TRANSCRIPT OF VIDEO BELOW
If you’re still working at 65, are you required to enroll in Medicare Part B? That’s what we’re going to cover in today’s video.
Over the last decade or so, the number of individuals have doubled who are over the age of 65 and still working. This has caused a lot of them to ask the question, “Do I need to enroll in Medicare even if I’m working?” What drives this question is the well-publicized seven month initial enrollment period and the corresponding penalty that goes with that. Normally you have a seven month window that you can enroll in Medicare Part B, three months before your birthday, the month of your birthday, and three months after your birthday. Many of these individuals are really afraid of the penalty if they miss their enrollment. If you’re required to enroll and you don’t, the penalties can add up very quickly. For every year you don’t enroll, there will be a 10% penalty added to your Part B premium.
For example, if you are three years late enrolling, you’ll have to pay a 30% premium for as long as you have Part B coverage, which is likely the rest of your life. For individuals who are already receiving Social Security benefits, enrollment is automatic. There’s no action you need to take. If you are not receiving Social Security benefits, you will not automatically be enrolled in Part A and B. So this leaves a segment of 65 year olds wondering what they need to do. They weren’t automatically enrolled so is there action they need to take? It comes down to a couple of factors. One, are you covered by a health insurance plan at your job and two, if you are covered by a health insurance plan, how many employees does your company have. And just know, the hinge point on this is 20 employees.
Let’s go through a quick flowchart as an example.
If your company has less than 20 employees, then you are required to enroll in Medicare and your company healthcare will become secondary to Medicare if you chose to keep it. If your company has 20 or more employees, you are not required to enroll in Medicare. So there are a couple of follow up questions that I often receive when I’m talking about this. One is, “Won’t Part B serve as a secondary insurance?” The answer is yes, but it may not be worth the premium. First, it will only cover the expenses that it would if it were a standalone policy. It’s not an insurance policy that pays for what’s left over from your company health insurance plan. Second, you don’t want to waste your initial enrollment period. This is because your Medi-Gap or supplemental plan has an initial open enrollment period that goes for six months from when you sign up for Part B. During that time you cannot be turned down due to health reasons and your premiums will be the same as everyone else. If you miss this window and try to get coverage after the six month window, your health status will be considered and premiums can be very high and expensive. So it could make sense to save your initial enrollment period in case a health issue comes up.

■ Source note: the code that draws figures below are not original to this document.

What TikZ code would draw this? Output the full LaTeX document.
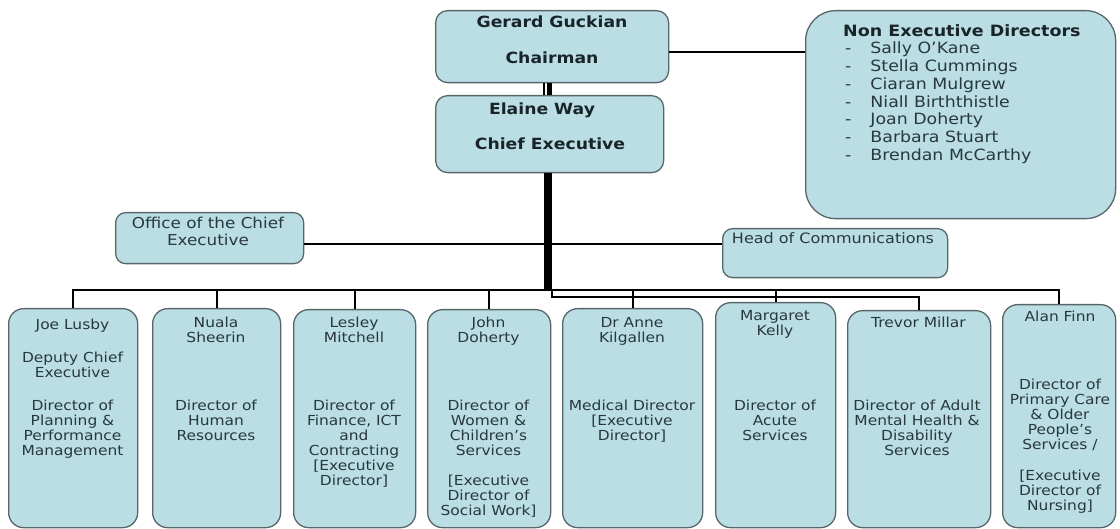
\documentclass[tikz,border=0pt]{standalone}
\usepackage{fontspec}
\setmainfont{DejaVu Sans}[FakeStretch=1.12]
\definecolor{boxfill}{RGB}{186,222,228}
\definecolor{boxline}{RGB}{88,102,105}
\definecolor{ink}{RGB}{40,56,62}
\definecolor{inkdark}{RGB}{25,36,40}
% centred lines whose baseline is that of the first line
\newcommand\cellstack[1]{\begin{tabular}[t]{@{}c@{}}#1\end{tabular}}
\begin{document}
\begin{tikzpicture}[x=1pt,y=-1pt,
  box/.style={draw=boxline, fill=boxfill, line width=1.3pt, inner sep=0pt,
    anchor=north west, rounded corners=#1},
  box/.default=15pt,
  txt/.style={text=ink, inner sep=0pt, anchor=base,
    font=\fontsize{13.8}{15}\selectfont},
  head/.style={text=inkdark, inner sep=0pt, anchor=base,
    font=\bfseries\fontsize{15.4}{16}\selectfont},
  conn/.style={draw=black, line width=2.2pt},
  spine/.style={draw=black, line width=8.5pt}
]
\useasboundingbox (0,0) rectangle (1120,529);

% --- top level boxes ---
\node[box=12pt, minimum width=233pt, minimum height=72pt] (chair) at (435,10) {};
\node[box=12pt, minimum width=228pt, minimum height=77pt] (ce) at (435,95) {};
\node[box=30pt, minimum width=310pt, minimum height=208pt] (ned) at (805,10) {};
\node[box=10pt, minimum width=188pt, minimum height=51pt] (office) at (115,212) {};
\node[box=10pt, minimum width=225pt, minimum height=49pt] (comms) at (722,228) {};

% --- directors ---
\node[box, minimum width=129pt, minimum height=219pt] (joe) at (8,308) {};
\node[box, minimum width=128pt, minimum height=219pt] (nuala) at (152,308) {};
\node[box, minimum width=122pt, minimum height=218pt] (lesley) at (293,309) {};
\node[box, minimum width=123pt, minimum height=218pt] (john) at (427,309) {};
\node[box, minimum width=140pt, minimum height=219pt] (anne) at (562,308) {};
\node[box, minimum width=120pt, minimum height=225pt] (margaret) at (715,302) {};
\node[box, minimum width=143pt, minimum height=217pt] (trevor) at (847,310) {};
\node[box, minimum width=113pt, minimum height=223pt] (alan) at (1002,304) {};

% --- texts of the top boxes ---
\node[head] (chair-a) at (552,28) {Gerard Guckian};
\node[head] (chair-b) at (552,64) {Chairman};
\node[head] (ce-a) at (542,115) {Elaine Way};
\node[head] (ce-b) at (550,150) {Chief Executive};

\node[head, anchor=base west, font=\bfseries\fontsize{15.6}{17}\selectfont]
  (ned-title) at (843,37) {Non Executive Directors};
\node[anchor=base west, inner sep=0pt, text=ink, font=\fontsize{15.5}{17.7}\selectfont]
  (ned-list) at (845,54) {%
  \begin{tabular}[t]{@{}l@{\hspace{19pt}}l@{}}
  - & Sally O’Kane\\
  - & Stella Cummings\\
  - & Ciaran Mulgrew\\
  - & Niall Birththistle\\
  - & Joan Doherty\\
  - & Barbara Stuart\\
  - & Brendan McCarthy
  \end{tabular}};

\node[txt, font=\fontsize{15}{17}\selectfont] (office-t) at (208,229)
  {\cellstack{Office of the Chief\\Executive}};
\node[txt, font=\fontsize{14.3}{16}\selectfont] (comms-t) at (833,244)
  {Head of Communications};

% --- texts of the director boxes ---
\node[txt] (joe-a) at (72.5,330) {Joe Lusby};
\node[txt] (joe-b) at (72.5,363) {\cellstack{Deputy Chief\\Executive}};
\node[txt] (joe-c) at (72.5,411)
  {\cellstack{Director of\\Planning \&\\Performance\\Management}};

\node[txt] (nuala-a) at (216,328) {\cellstack{Nuala\\Sheerin}};
\node[txt] (nuala-b) at (216,411) {\cellstack{Director of\\Human\\Resources}};

\node[txt] (lesley-a) at (354,328) {\cellstack{Lesley\\Mitchell}};
\node[txt] (lesley-b) at (354,411)
  {\cellstack{Director of\\Finance, ICT\\and\\Contracting\\{[}Executive\\Director{]}}};

\node[txt] (john-a) at (488.5,328) {\cellstack{John\\Doherty}};
\node[txt] (john-b) at (488.5,411)
  {\cellstack{Director of\\Women \&\\Children’s\\Services}};
\node[txt] (john-c) at (488.5,485)
  {\cellstack{{[}Executive\\Director of\\Social Work{]}}};

\node[txt] (anne-a) at (632,328) {\cellstack{Dr Anne\\Kilgallen}};
\node[txt] (anne-b) at (632,411)
  {\cellstack{Medical Director\\{[}Executive\\Director{]}}};

\node[txt] (margaret-a) at (775,321) {\cellstack{Margaret\\Kelly}};
\node[txt] (margaret-b) at (775,411) {\cellstack{Director of\\Acute\\Services}};

\node[txt] (trevor-a) at (918.5,328) {Trevor Millar};
\node[txt] (trevor-b) at (917,411)
  {\cellstack{Director of Adult\\Mental Health \&\\Disability\\Services}};

\node[txt] (alan-a) at (1060,322) {Alan Finn};
\node[txt] (alan-b) at (1060,390)
  {\cellstack{Director of\\Primary Care\\\& Older\\People’s\\Services /}};
\node[txt] (alan-c) at (1060,480)
  {\cellstack{{[}Executive\\Director of\\Nursing{]}}};

% --- connectors ---
\coordinate (hub) at (548,290);
\coordinate (hubr) at (552,290);
\coordinate (hublow) at (552,297);
\coordinate (dl) at (543.5,0);
\coordinate (dr) at (549.5,0);
\coordinate (nedrow) at (0,52);
\coordinate (midrow) at (0,244);

% chairman to chief executive: double link
\draw[line width=2pt] (chair.south -| dl) -- (ce.north -| dl);
\draw[line width=4.5pt] (chair.south -| dr) -- (ce.north -| dr);

% chairman to the non executive directors
\draw[conn] (chair.east |- nedrow) -- (ned.west |- nedrow);

% office and communications
\draw[conn] (office.east |- midrow) -- (comms.west |- midrow);

% left bus
\draw[conn] (hub) -| (joe.north);
\draw[conn] (nuala.north |- hub) -- (nuala.north);
\draw[conn] (lesley.north |- hub) -- (lesley.north);
\draw[conn] (john.north |- hub) -- (john.north);

% right buses
\draw[conn] (hub) -| (alan.north);
\draw[conn] (anne.north |- hub) -- (anne.north);
\draw[conn] (margaret.north |- hub) -- (margaret.north);
\draw[conn] (hubr) -- (hublow) -| (trevor.north);

% main spine from the chief executive
\draw[spine] (ce.south -| hub) -- ([yshift=1pt]hub);
\end{tikzpicture}
\end{document}
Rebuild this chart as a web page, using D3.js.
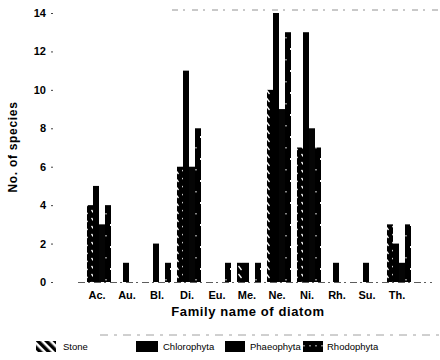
<!DOCTYPE html>
<html><head><meta charset="utf-8">
<script src="https://cdn.jsdelivr.net/npm/d3@7"></script>
<style>
body{margin:0;background:#fff;}
text{font-family:"Liberation Sans",Arial,sans-serif;}
</style></head>
<body><svg id="c" width="440" height="360"></svg>
<script>
const categories = ["Ac.","Au.","Bl.","Di.","Eu.","Me.","Ne.","Ni.","Rh.","Su.","Th."];
const seriesNames = ["Stone","Chlorophyta","Phaeophyta","Rhodophyta"];
const stone       = [4,0,0,6,0,1,10,7,0,0,3];
const chlorophyta = [5,1,2,11,0,1,14,13,1,1,2];
const phaeophyta  = [3,0,0,6,0,0,9,8,0,0,1];
const rhodophyta  = [4,0,1,8,1,1,13,7,0,0,3];
const yTicks = [0,2,4,6,8,10,12,14];

const seriesValues = [stone, chlorophyta, phaeophyta, rhodophyta];
const svg = d3.select("#c");
const defs = svg.append("defs");

// hatched pattern for Stone bars (black with white diagonal dashes)
const ps = defs.append("pattern").attr("id","stoneP").attr("patternUnits","userSpaceOnUse")
  .attr("width",7).attr("height",8);
ps.append("rect").attr("width",7).attr("height",8).attr("fill","#000");
ps.append("line").attr("x1",0.5).attr("y1",2).attr("x2",3.5).attr("y2",6).attr("stroke","#fff").attr("stroke-width",1.3);
// legend hatch (black stripes on white)
const pl = defs.append("pattern").attr("id","stoneL").attr("patternUnits","userSpaceOnUse")
  .attr("width",6).attr("height",6).attr("patternTransform","rotate(-45)");
pl.append("rect").attr("width",6).attr("height",6).attr("fill","#fff");
pl.append("rect").attr("width",3.5).attr("height",6).attr("fill","#000");
// speckled pattern for Rhodophyta
const pr = defs.append("pattern").attr("id","rhodoP").attr("patternUnits","userSpaceOnUse")
  .attr("width",6).attr("height",22);
pr.append("rect").attr("width",6).attr("height",22).attr("fill","#000");
pr.append("rect").attr("x",2).attr("y",4).attr("width",1).attr("height",2).attr("fill","#fff");
pr.append("rect").attr("x",3.5).attr("y",15).attr("width",1).attr("height",1.5).attr("fill","#fff");

const fills = ["url(#stoneP)","#000","#050505","url(#rhodoP)"];

const x = d3.scaleBand().domain(categories).range([84,414]).padding(0);
const xs = d3.scaleBand().domain(seriesNames).range([3,27]).padding(0);
const y = d3.scaleLinear().domain([0,14]).range([282,13]);

// artifact dashed lines from the scan
svg.append("line").attr("x1",172).attr("x2",440).attr("y1",10).attr("y2",10)
  .attr("stroke","#777").attr("stroke-width",0.8).attr("stroke-dasharray","6,5,2,7");
svg.append("line").attr("x1",100).attr("x2",440).attr("y1",335).attr("y2",335)
  .attr("stroke","#888").attr("stroke-width",0.8).attr("stroke-dasharray","8,6,3,6");

// bars
const g = svg.append("g");
seriesNames.forEach((s,si)=>{
  g.selectAll(null).data(categories.map((c,i)=>({c,v:seriesValues[si][i]})).filter(d=>d.v>0))
   .join("rect")
   .attr("x",d=>x(d.c)+xs(s))
   .attr("width",xs.bandwidth())
   .attr("y",d=>y(d.v))
   .attr("height",d=>y(0)-y(d.v))
   .attr("fill",fills[si]);
});

// y axis
const ya = svg.append("g").attr("transform","translate(53,0)")
  .call(d3.axisLeft(y).tickValues(yTicks).tickSize(2).tickPadding(5).tickFormat(d3.format("d")));
ya.select(".domain").remove();
ya.selectAll(".tick line").attr("stroke","#444");
ya.selectAll("text").attr("font-size",11).attr("font-weight","bold").attr("fill","#000");

// x axis
const xa = svg.append("g").attr("transform","translate(0,282)")
  .call(d3.axisBottom(x).tickSize(0).tickPadding(9));
xa.select(".domain").attr("stroke","#333").attr("stroke-width",0.8).attr("stroke-dasharray","7,3,2,4")
  .attr("d","M78,0.5H432");
xa.selectAll("text").attr("font-size",11).attr("font-weight","bold").attr("fill","#000").attr("dx",-2);

// axis titles
svg.append("text").attr("x",248).attr("y",316).attr("text-anchor","middle")
  .attr("font-size",13).attr("font-weight","bold").attr("letter-spacing",0.6).text("Family name of diatom");
svg.append("text").attr("transform","translate(17,147) rotate(-90)").attr("text-anchor","middle")
  .attr("font-size",12).attr("font-weight","bold").attr("letter-spacing",0.7).text("No. of species");

// legend
const legendItems = [
  {name:"Stone", sx:36, sw:20, tx:63, fill:"url(#stoneL)"},
  {name:"Chlorophyta", sx:136, sw:22, tx:163, fill:"#000"},
  {name:"Phaeophyta", sx:225, sw:20, tx:250, fill:"#000"},
  {name:"Rhodophyta", sx:303, sw:20, tx:327, fill:"url(#rhodoP)"}
];
const lg = svg.append("g");
legendItems.forEach(it=>{
  lg.append("rect").attr("x",it.sx).attr("y",341).attr("width",it.sw).attr("height",11).attr("fill",it.fill);
  lg.append("text").attr("x",it.tx).attr("y",349.5).attr("font-size",9.5).attr("fill","#000").text(it.name);
});
</script></body></html>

Another question that I often receive is, “Since Medicare Part A is free, shouldn’t I just go ahead and sign up for that?” Well, it’s probably a good idea to go ahead and sign up for Part A even if you aren’t required to. It is free. The one time when you don’t want to do this is if you’re contributing to a health savings account. Since Medicare is not considered a high deductible health plan, you will no longer be eligible to participate in an HSA if you are also on any version of Medicare.
I hope this video clears things up for you and now you understand who is and who is not required to enroll for Medicare at age 65.